| RECORDED DATA |
====================

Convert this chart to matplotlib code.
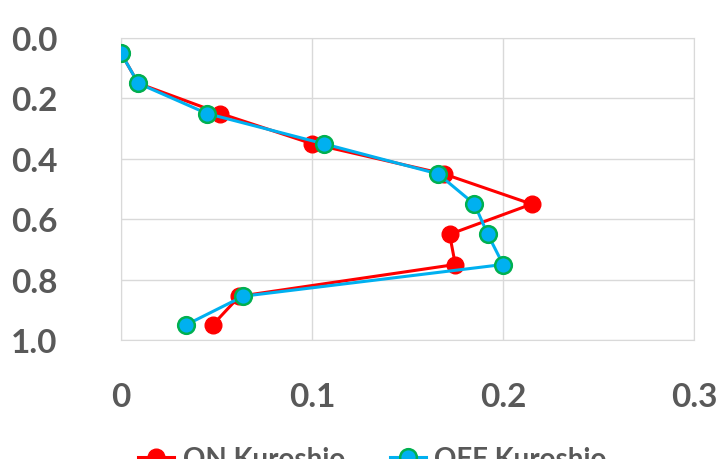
import matplotlib.pyplot as plt
from matplotlib.ticker import FuncFormatter

depth = [0.05, 0.15, 0.25, 0.35, 0.45, 0.55, 0.65, 0.75, 0.855, 0.95]
on_kuroshio = [0.0, 0.009, 0.052, 0.100, 0.169, 0.215, 0.172, 0.175, 0.062, 0.048]
off_kuroshio = [0.0, 0.009, 0.045, 0.106, 0.166, 0.185, 0.192, 0.200, 0.064, 0.034]

x_ticks = [0, 0.1, 0.2, 0.3]
y_ticks = [0.0, 0.2, 0.4, 0.6, 0.8, 1.0]

plt.rcParams['font.family'] = ['Lato', 'DejaVu Sans']
grey = '#595959'

fig = plt.figure(figsize=(7.23, 4.6), dpi=100)
ax = fig.add_axes([0.1674, 0.2587, 0.7926, 0.6565])

ax.plot(on_kuroshio, depth, color='#ff0000', lw=2.2, marker='o', ms=12,
        mfc='#ff0000', mec='#ff0000', label='ON Kuroshio', zorder=3)
ax.plot(off_kuroshio, depth, color='#00b0f0', lw=2.2, marker='o', ms=12,
        mfc='#00b0f0', mec='#00b050', mew=1.8, label='OFF Kuroshio', zorder=4)

ax.set_xlim(0, 0.3)
ax.set_ylim(1.0, 0.0)
ax.set_xticks(x_ticks)
ax.set_yticks(y_ticks)
ax.xaxis.set_major_formatter(FuncFormatter(lambda v, p: '0' if v == 0 else f'{v:.1f}'))
ax.yaxis.set_major_formatter(FuncFormatter(lambda v, p: f'{v:.1f}'))
ax.grid(True, color='#d9d9d9', lw=1)
ax.set_axisbelow(True)
for s in ax.spines.values():
    s.set_color('#d9d9d9')
ax.tick_params(length=0, labelsize=24, labelcolor=grey)
ax.tick_params(axis='y', pad=46)
ax.tick_params(axis='x', pad=30)
for lab in ax.get_xticklabels() + ax.get_yticklabels():
    lab.set_fontweight('bold')

# legend sits at the very bottom edge, partly cut like the original
leg = fig.legend(loc='center', bbox_to_anchor=(0.515, 0.0), ncol=2,
                 frameon=False, columnspacing=1.6, handlelength=1.3,
                 handletextpad=0.3, prop={'weight': 'bold', 'size': 20})
for t in leg.get_texts():
    t.set_color(grey)

fig.savefig('out.png', dpi=100)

====================

| WHAT THE EXERCISE ASKS |
Return, unchanged, the lines from the first line of the material through the line that holds "from matplotlib.ticker import FuncFormatter", inclusive, omitting pictures.

| OUTPUT OF THE TASK |
Convert this chart to matplotlib code.
import matplotlib.pyplot as plt
from matplotlib.ticker import FuncFormatter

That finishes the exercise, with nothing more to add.